Confissões (Agostinho)

Há um pensamento, normalmente atribuído a Agostinho de Hipona na obra Confissões, que é tipicamente encontrado na seguinte forma: 
"As pessoas costumam amar a verdade quando esta as ilumina, porém tendem a odiá-la quando as confronta."

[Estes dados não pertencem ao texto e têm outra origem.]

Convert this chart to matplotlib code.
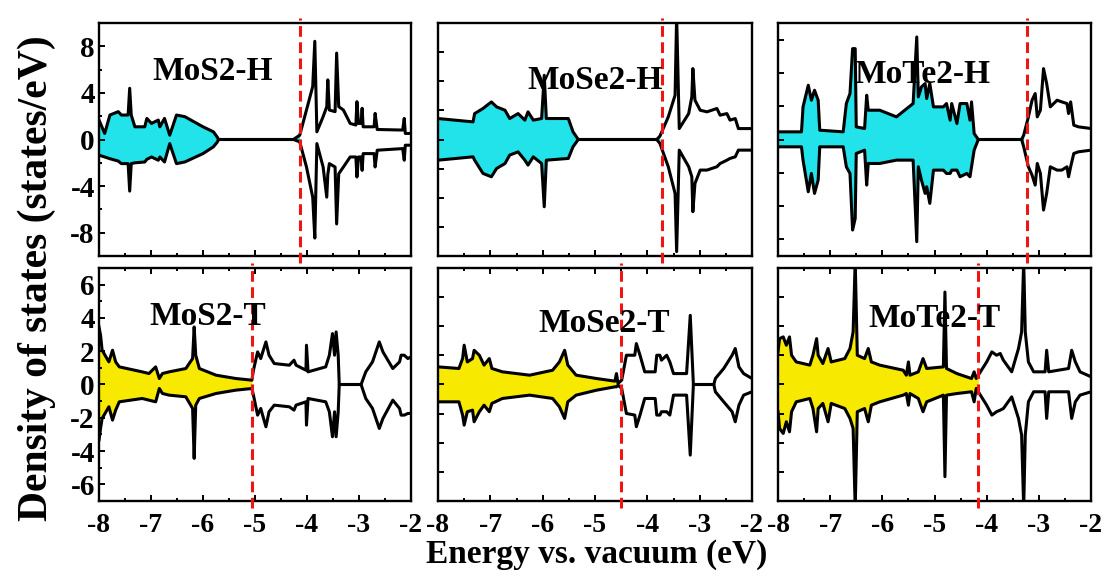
import numpy as np
import matplotlib
matplotlib.use("Agg")
import matplotlib.pyplot as plt
from matplotlib.ticker import MultipleLocator

plt.rcParams['font.family'] = 'Liberation Serif'
plt.rcParams['font.weight'] = 'bold'
plt.rcParams['axes.unicode_minus'] = False

# ---- data (energy in eV, DOS in states/eV) ----
mos2_h_e = [-8.00, -7.89, -7.79, -7.63, -7.57, -7.44, -7.41, -7.38, -7.31, -7.12, -7.08, -6.99,
            -6.86, -6.83, -6.74, -6.64, -6.51, -6.35, -6.00, -5.80, -5.73, -5.70, -4.26, -4.14,
            -4.01, -3.89, -3.85, -3.81, -3.69, -3.62, -3.60, -3.57, -3.46, -3.43, -3.39, -3.30,
            -3.17, -3.06, -3.04, -3.01, -2.96, -2.94, -2.92, -2.71, -2.69, -2.65, -2.16, -2.13,
            -2.11, -2.00]
mos2_h_up = [1.67, 0.52, 2.10, 2.39, 2.10, 2.10, 4.40, 2.10, 1.09, 1.09, 1.81, 1.38,
             1.67, 1.09, 1.81, 0.37, 2.10, 1.96, 1.09, 0.66, 0.23, 0.0, 0.0, 0.37,
             2.53, 4.55, 8.43, 0.66, 1.96, 2.82, 5.12, 2.53, 2.39, 7.42, 2.82, 2.53,
             1.38, 1.24, 3.25, 1.38, 1.38, 2.68, 1.09, 1.09, 2.24, 0.86, 0.81, 1.81,
             0.52, 0.52]
mos2_h_dn = [-1.35, -1.50, -1.65, -1.85, -2.07, -2.07, -4.43, -2.07, -2.00, -1.93, -1.70, -1.50,
             -1.78, -1.50, -1.93, -0.35, -2.07, -1.93, -1.21, -0.63, -0.25, 0.0, 0.0, -0.20,
             -2.36, -4.95, -8.46, -0.35, -2.36, -4.95, -3.00, -2.07, -2.36, -7.25, -2.94, -2.36,
             -1.50, -1.50, -3.22, -1.50, -1.50, -2.65, -1.21, -1.21, -2.36, -0.92, -0.78, -1.78,
             -0.49, -0.49]

mose2_h_e = [-8.00, -7.33, -7.30, -7.14, -6.98, -6.88, -6.72, -6.63, -6.47, -6.34, -6.28, -6.18,
             -6.02, -5.97, -5.93, -5.51, -5.42, -5.32, -3.82, -3.76, -3.60, -3.47, -3.44, -3.39,
             -3.21, -3.15, -3.13, -3.09, -2.99, -2.86, -2.67, -2.61, -2.48, -2.42, -2.32, -2.26,
             -2.00]
mose2_h_up = [1.44, 1.21, 1.78, 2.13, 2.58, 2.24, 2.01, 1.44, 1.78, 1.33, 1.90, 1.33,
              1.44, 4.41, 1.44, 1.44, 0.53, 0.0, 0.0, 0.23, 1.55, 3.04, 8.50, 0.75,
              1.78, 2.93, 4.87, 2.70, 2.01, 1.90, 2.13, 1.67, 1.78, 1.33, 1.44, 0.75,
              0.75]
mose2_h_dn = [-1.42, -1.19, -1.42, -2.33, -2.56, -1.99, -1.65, -1.07, -0.85, -1.42, -1.76, -1.19,
              -1.65, -4.62, -1.42, -1.30, -0.50, 0.0, 0.0, -0.27, -1.87, -3.70, -7.70, -0.73,
              -1.87, -2.56, -4.96, -3.02, -2.10, -2.10, -1.87, -1.65, -1.42, -1.30, -1.19, -0.73,
              -0.73]

mote2_h_e = [-8.00, -7.55, -7.52, -7.42, -7.36, -7.30, -7.23, -7.20, -6.75, -6.69, -6.62, -6.57,
             -6.52, -6.50, -6.34, -6.30, -6.27, -6.05, -5.73, -5.41, -5.34, -5.31, -5.25, -5.18,
             -5.15, -5.09, -5.02, -4.83, -4.77, -4.70, -4.67, -4.57, -4.51, -4.38, -4.32, -4.29,
             -4.24, -4.16, -3.33, -3.29, -3.20, -3.13, -3.07, -3.03, -2.97, -2.91, -2.85, -2.78,
             -2.65, -2.56, -2.46, -2.43, -2.39, -2.33, -2.24, -2.00]
mote2_h_up = [0.46, 0.46, 1.96, 3.26, 2.36, 2.96, 2.36, 0.56, 0.46, 2.16, 2.76, 5.46,
              5.46, 0.76, 0.66, 2.66, 1.76, 1.76, 1.36, 2.16, 6.16, 2.56, 3.16, 3.36,
              2.46, 3.36, 1.96, 1.96, 2.16, 1.16, 2.16, 0.96, 2.16, 2.16, 1.16, 2.26,
              0.36, 0.0, 0.0, 0.26, 1.36, 2.36, 2.76, 1.36, 1.76, 4.26, 3.36, 1.96,
              2.36, 2.26, 2.16, 1.56, 2.26, 0.86, 0.76, 0.66]
mote2_h_dn = [-0.44, -0.44, -1.24, -3.14, -2.04, -3.24, -2.44, -0.44, -0.44, -1.64, -2.04, -5.44,
              -4.74, -0.84, -0.64, -2.74, -1.44, -1.44, -1.24, -1.24, -6.14, -1.64, -2.44, -3.24,
              -2.84, -3.84, -1.84, -1.84, -2.04, -2.04, -1.84, -1.84, -2.24, -2.04, -2.24, -1.64,
              -0.64, 0.0, 0.0, -0.44, -1.64, -2.14, -2.74, -1.44, -2.04, -4.24, -3.24, -1.64,
              -1.84, -1.84, -1.64, -2.24, -1.64, -0.84, -0.74, -0.64]

mos2_t_e = [-8.00, -7.97, -7.94, -7.81, -7.74, -7.68, -7.61, -7.17, -7.04, -6.91, -6.84, -6.78,
            -6.65, -6.33, -6.20, -6.17, -6.14, -6.07, -5.75, -5.37, -5.06, -5.03, -4.95, -4.89,
            -4.79, -4.73, -4.63, -4.34, -4.25, -4.21, -4.02, -4.01, -3.98, -3.64, -3.57, -3.51,
            -3.47, -3.44, -3.40, -3.38, -2.96, -2.87, -2.74, -2.61, -2.54, -2.35, -2.22, -2.19,
            -2.13, -2.06, -2.00]
mos2_t_up = [3.46, 2.96, 2.06, 1.36, 2.06, 1.36, 1.06, 0.76, 0.66, 1.06, 0.36, 0.66,
             0.76, 0.96, 1.56, 3.46, 1.76, 0.96, 0.56, 0.36, 0.26, 0.86, 1.96, 1.56,
             2.56, 1.76, 1.26, 1.16, 1.46, 1.16, 0.86, 2.36, 0.76, 1.06, 1.76, 3.06,
             1.76, 3.16, 1.76, 0.0, 0.0, 0.76, 1.36, 2.56, 1.96, 0.96, 1.36, 1.76,
             1.76, 1.56, 1.66]
mos2_t_dn = [-3.34, -2.64, -2.04, -1.34, -2.14, -1.54, -1.04, -0.84, -0.94, -1.04, -0.24, -0.54,
             -0.64, -0.74, -1.44, -4.44, -1.24, -0.84, -0.54, -0.34, -0.24, -0.64, -1.84, -1.44,
             -2.54, -1.64, -1.24, -1.34, -1.54, -1.24, -1.04, -2.44, -0.84, -1.04, -1.64, -3.14,
             -1.64, -3.14, -1.64, 0.0, 0.0, -0.84, -1.44, -2.64, -2.04, -0.94, -1.44, -1.84,
             -1.84, -1.74, -1.74]

mose2_t_e = [-8.00, -7.60, -7.53, -7.50, -7.44, -7.34, -7.31, -7.21, -7.12, -7.02, -6.97, -6.77,
             -6.25, -5.81, -5.68, -5.58, -5.52, -5.36, -4.97, -4.62, -4.59, -4.56, -4.49, -4.40,
             -4.24, -4.21, -4.14, -4.05, -3.85, -3.82, -3.76, -3.73, -3.63, -3.57, -3.50, -3.25,
             -3.18, -3.12, -2.73, -2.70, -2.54, -2.38, -2.32, -2.25, -2.16, -2.00]
mose2_t_up = [1.21, 1.10, 1.78, 2.70, 1.55, 1.78, 2.35, 2.01, 1.33, 1.78, 1.10, 0.87,
              0.64, 0.98, 1.55, 2.35, 1.33, 0.64, 0.41, 0.23, 0.75, 0.07, 0.30, 2.01,
              2.01, 2.81, 2.01, 0.87, 0.87, 2.01, 2.01, 1.67, 2.01, 1.55, 0.75, 0.75,
              4.75, 0.0, 0.0, 0.41, 1.10, 2.01, 2.47, 1.21, 0.75, 0.41]
mose2_t_dn = [-1.19, -1.19, -2.10, -2.79, -1.87, -1.76, -2.56, -1.87, -1.42, -1.87, -1.30, -0.96,
              -0.73, -0.96, -1.53, -2.33, -1.19, -0.73, -0.39, -0.16, -0.16, -0.05, -0.27, -1.99,
              -2.10, -2.90, -2.10, -0.96, -0.96, -2.10, -2.10, -1.87, -1.87, -2.10, -0.73, -0.73,
              -4.85, 0.0, 0.0, -0.50, -1.19, -1.87, -2.56, -1.42, -0.73, -0.50]

mote2_t_e = [-8.00, -7.97, -7.90, -7.84, -7.78, -7.74, -7.65, -7.39, -7.33, -7.26, -7.23, -7.14,
             -7.04, -6.98, -6.72, -6.62, -6.56, -6.52, -6.48, -6.34, -6.27, -6.21, -6.05, -5.60,
             -5.54, -5.50, -5.47, -5.31, -5.22, -5.15, -4.83, -4.80, -4.77, -4.57, -4.29, -4.24,
             -4.20, -4.16, -4.00, -3.90, -3.81, -3.74, -3.68, -3.52, -3.39, -3.33, -3.29, -3.26,
             -3.20, -3.10, -2.88, -2.85, -2.81, -2.43, -2.37, -2.30, -2.21, -2.00]
mote2_t_up = [2.24, 3.15, 3.27, 2.70, 3.27, 2.01, 1.55, 1.33, 2.01, 3.15, 2.01, 1.44,
              2.47, 1.55, 1.78, 2.47, 3.61, 8.50, 2.01, 1.78, 2.47, 1.55, 1.33, 0.98,
              0.64, 1.55, 0.64, 0.87, 1.78, 1.10, 1.21, 6.35, 1.10, 0.75, 0.41, 0.87,
              0.41, 0.64, 1.55, 2.24, 2.01, 2.13, 1.67, 0.87, 2.47, 3.61, 8.50, 3.61,
              1.55, 0.87, 0.87, 2.35, 0.87, 1.10, 2.35, 1.55, 0.87, 0.53]
mote2_t_dn = [-1.87, -3.02, -3.36, -2.56, -3.25, -1.87, -1.19, -0.96, -1.65, -3.25, -1.65, -1.30,
              -2.56, -1.30, -1.65, -2.33, -3.02, -8.50, -1.87, -1.65, -2.56, -1.42, -1.19, -0.73,
              -0.62, -1.42, -0.62, -0.96, -1.87, -1.19, -0.73, -6.33, -0.73, -0.62, -0.50, -1.19,
              -0.27, -0.50, -1.42, -2.10, -1.87, -1.76, -1.65, -0.85, -2.33, -3.47, -8.50, -3.47,
              -1.19, -0.50, -0.50, -2.33, -0.50, -0.50, -2.33, -1.19, -0.73, -0.50]

labels = ['MoS2-H', 'MoSe2-H', 'MoTe2-H', 'MoS2-T', 'MoSe2-T', 'MoTe2-T']
fermi = [-4.14, -3.72, -3.23, -5.05, -4.51, -4.16]
ylims = [10, 8, 7, 7, 8, 8]
energies = [mos2_h_e, mose2_h_e, mote2_h_e, mos2_t_e, mose2_t_e, mote2_t_e]
ups = [mos2_h_up, mose2_h_up, mote2_h_up, mos2_t_up, mose2_t_up, mote2_t_up]
downs = [mos2_h_dn, mose2_h_dn, mote2_h_dn, mos2_t_dn, mose2_t_dn, mote2_t_dn]

fills = ['#22E3EA', '#22E3EA', '#22E3EA', '#F7EA00', '#F7EA00', '#F7EA00']
label_pos = [(0.365, 0.79), (0.50, 0.755), (0.46, 0.78),
             (0.35, 0.79), (0.53, 0.76), (0.50, 0.785)]

W, H = 1109, 579
lefts = [99, 438, 778]
widths = [312, 314, 313]
tops = [23, 268]
ph = 233

fig = plt.figure(figsize=(W / 100, H / 100), dpi=100)

for i in range(6):
  row, col = divmod(i, 3)
  ax = fig.add_axes([lefts[col] / W, 1 - (tops[row] + ph) / H, widths[col] / W, ph / H])
  e = np.array(energies[i])
  up = np.array(ups[i])
  dn = np.array(downs[i])
  ef = fermi[i]

  ax.fill_between(e, dn, up, where=e <= ef + 1e-6, color=fills[i], linewidth=0, zorder=1)
  ax.plot(e, up, color='black', linewidth=2.2, zorder=2)
  ax.plot(e, dn, color='black', linewidth=2.2, zorder=2)
  ax.axvline(ef, ymin=-0.03, ymax=1.02, color='#EE1515', linewidth=2.2,
             dashes=(3.5, 1.8), clip_on=False, zorder=3)

  ax.set_xlim(-8, -2)
  ax.set_ylim(-ylims[i], ylims[i])
  ax.xaxis.set_major_locator(MultipleLocator(1))
  ax.xaxis.set_minor_locator(MultipleLocator(0.5))
  if i == 0:
    ax.yaxis.set_major_locator(MultipleLocator(4))
    ax.yaxis.set_minor_locator(MultipleLocator(2))
  elif i == 3:
    ax.yaxis.set_major_locator(MultipleLocator(2))
    ax.yaxis.set_minor_locator(MultipleLocator(1))
  else:
    ax.yaxis.set_major_locator(MultipleLocator(2))

  ax.tick_params(which='both', direction='in', width=1.4, top=(row == 1))
  ax.tick_params(which='major', length=4)
  ax.tick_params(which='minor', length=2.5)
  ax.tick_params(axis='x', labelsize=20, pad=9)
  ax.tick_params(axis='y', labelsize=21, pad=3)
  if row == 0:
    ax.tick_params(axis='x', labelbottom=False)
  if col != 0:
    ax.tick_params(axis='y', labelleft=False)
  for s in ax.spines.values():
    s.set_linewidth(1.7)

  lx, ly = label_pos[i]
  ax.text(lx, ly, labels[i], transform=ax.transAxes, ha='center', va='center',
          fontsize=24, fontweight='bold', zorder=4)

fig.text(0.033, 0.52, 'Density of states (states/eV)', rotation=90,
         ha='center', va='center', fontsize=30, fontweight='bold')
fig.text(0.538, 0.028, 'Energy vs. vacuum (eV)', ha='center', va='baseline',
         fontsize=24, fontweight='bold')

fig.savefig('out.png', dpi=100)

Um trecho interessante no Livro VI ('Agostinho aos trinta anos') de "Confissões" ilustra o pensamento de Agostinho a este respeito: 
2. Mônica e Ambrósio
"Um dia minha mãe [Mônica], como costumava fazer na África, levava bolo, pão e vinho para as sepulturas dos santos. E foi impedida pelo porteiro. Logo que soube ser proibição do bispo [Ambrósio], aceitou-a com tal docilidade e obediência, que eu mesmo me admirei de vê-la disposta a renunciar a um hábito, antes que discutir a proibição. Não tinha o espírito sufocado pela embriaguez, nem o amor do vinho a incitava ao ódio da verdade, como muitos homens e mulheres que, diante de exortações à sobriedade, experimentam a mesma náusea que sentem os bêbados diante de um copo de água. Quando levava a cesta com os alimentos rituais, para distribuir depois de tê-los provado, não bebia mais que um pequeno copo de vinho diluído em água, segundo seu paladar sóbrio, e o fazia principalmente para homenagear aos santos. E se havia muitas sepulturas de santos a honrar dessa maneira, ela levava sempre o mesmo copo, que depunha em cada túmulo, e com os presentes repartia pequenos goles desse vinho, não só muito aguado como também morno. E agia assim por devoção, e não por prazer pessoal. O bispo [Ambrósio], famoso pregador e pessoa piedosa, tinha proibido esses ritos, mesmo quando celebrados com sobriedade, não só para que não se oferecesse aos ébrios ocasião de se embebedarem, mas também pela semelhança com os 'parentais', ritos de superstição pagã. Ao tomar conhecimento da proibição, ela [Mônica] aceitou-a de boa vontade, e, ao invés do cesto cheio de frutos da terra, passou a levar à sepultura dos mártires um coração cheio dos mais puros sentimentos. Assim dava aos pobres aquilo que podia e celebrava nesses lugares a comunhão com o Corpo do Senhor, pois foi imitando-lhe a paixão que os mártires foram imolados e coroados. Mas parece-me, Senhor meu Deus (e conheces bem meus pensamentos secretos), que talvez minha mãe não houvesse aceitado tão facilmente o cerceamento de seus hábitos, se a proibição tivesse partido de outra pessoa que não fosse tão amada quanto Ambrósio. Ela [Mônica] o estimava sobretudo pela minha salvação, como ele [Ambrósio] a respeitava pela vida tão religiosa que ela levava, tão dedicada às boas obras e aos serviços da Igreja. Muitas vezes, ao encontrar-me, ele rompia em elogios a ela, e se congratulava comigo por ter semelhante mãe. Não sabia que filho era eu, cético a respeito de tudo e convicto de não poder encontrar o caminho da vida."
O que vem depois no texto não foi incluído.